1. 1. 3. La croix

La croix est l’un de ces objets cultuels que les autochtones ont assez vite adoptés et intégrés dans leurs usages. La croix est, d’abord, perçue comme la représentation matérielle de la mort. Pour cette raison, elle a élu, très tôt, domicile, même sur les tombes des païens. Chaque fois qu'une personne meurt et qu’elle est enterrée, une croix en bois est planté du côté où repose sa tête, sur le tumulus constituant le haut de sa tombe. L’aspect des cimetières « indigènes » est bien décrit par Ribaucourt : « De-ci de-là, en 1959, puis progressivement partout, aux abords des villages, des endroits d’habitude broussailleux apparurent propres, bien dégagés, balayés : les accès aux cimetières et les cimetières eux-mêmes. Se distinguaient ainsi de faibles tumulus, de petites croix en bois, souvent chancelantes, de très rares tombes avec revêtement en ciment, et aussi, éparpillés, des casseroles, des assiettes, des calebasses, de vieilles chaises longues, tout un attirail nécessaire aux ancêtres » 3 .

Les croix sont là parmi tant d’autres objets supposés être utilisés par les défunts dans l’autre vie. Il y a ici comme un mélange entre la foi en la résurrection du Christ et la croyance au séjour des ancêtres. C’est aussi ici que la croix rencontre la chèvre et le vin de palme. Lorsqu’il s'agit d'offrir un sacrifice, la victime – une chèvre ou un poulet – est égorgée au pied d’une croix, parfois branlante. Le sang de la victime est aussi aspergé sur la croix.

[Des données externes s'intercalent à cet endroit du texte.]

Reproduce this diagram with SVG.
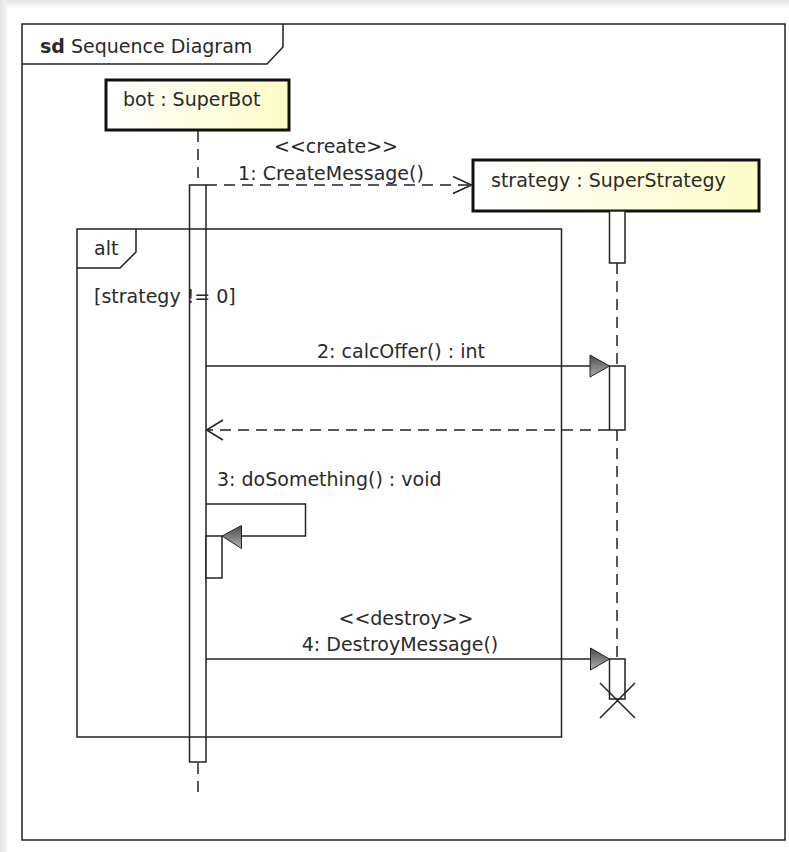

Dans les villages ou quartiers chrétiens (mavula ), les habitants construisent une grande croix en ciment au milieu de leur secteur. Ce monument a une double fonction : distinguer le village ou le quartier de chrétiens de celui des païens et protéger les pensionnaires contre les esprits malveillants et les attaques des sorciers.

Vers 1956, la mode est aux petits crucifix et aux livres de prière venant par la poste, de Paris ou de Bruxelles. Cette habitude touche surtout la petite élite d’enseignants, des commis, des magasiniers, les cuisiniers des Blancs, bref la petite bourgeoisie locale désignée par le terme colonial d'« évolué ».

Pour ces « évolués », ces petites croix et ces livres ont des vertus magiques. D'après le témoignage de Ribaucourt, les détenteurs de ces objets prient au cimetière et souvent la nuit 1 . Ces prières sont faites non seulement pour se protéger contre les mauvais sorts et la malveillance des sorciers, mais aussi pour obtenir la bonne chance, la fécondité, la guérison, la richesse et le bonheur. À cette époque, les « évolués » se ruent sur les médailles porte-bonheur, les bagues, les chaînettes et même les lunettes magiques provenant des maisons spécialisées de Paris, Bruxelles ou Moscou. Les bénéficiaires de ces objets sont tenus à respecter des règles secrètes strictes sous peine de sombrer dans la folie ou de mourir inopinément.

Notes
3.

RIBAUCOURT, Évêque d'une transition..., op.cit., p. 191.

1.

RIBAUCOURT, Évêque d'une transition..., op.cit., p. 192.